Higher minimum wage rates will also produce higher salary requirements to maintain the administrative and executive exceptions to New York’s overtime requirements. The increases in the salary thresholds should correspond to the same percentage increases in the applicable minimum wage. Accordingly, the anticipated salary thresholds through 2026 are shown below.

2024 2025 2026
NYC, Long Island, Westchester $1,200.00 $1,237.50 $1,275.00
Rest of NYS $1,124.20 $1,161.70 $1,199.15

Other Affected Rates

Other wage rates contained in New York’s minimum wage orders would also increase with the higher future New York minimum wage.
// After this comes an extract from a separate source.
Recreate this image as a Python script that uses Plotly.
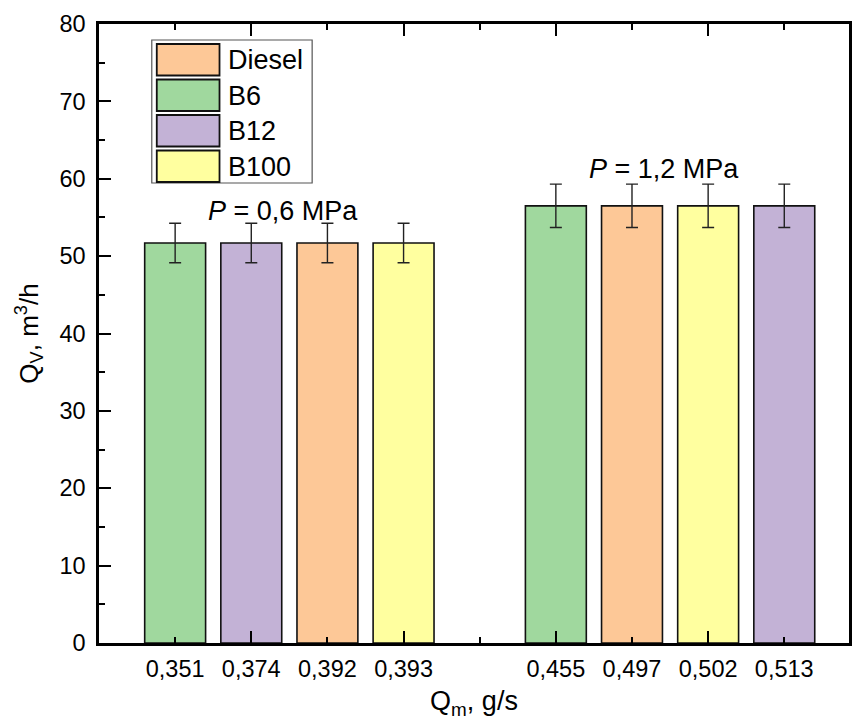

For example, the tip allowance for restaurant and hotel employees would be expected to increase (as would the amount that service employees must receive in direct wages from their employers).

Plan Ahead

Although some employers will struggle with the higher minimum wage rates, the 2024 budget resolution at least provides some certainty on this issue for the foreseeable future. Plus, the increases are well below the $21.00+ per hour minimums that some legislators sought. Although these rates could be changed by future legislative action, employers can now better project their labor costs through 2026, including where wage rates must be negotiated and potentially set for years in advance in unionized workplaces.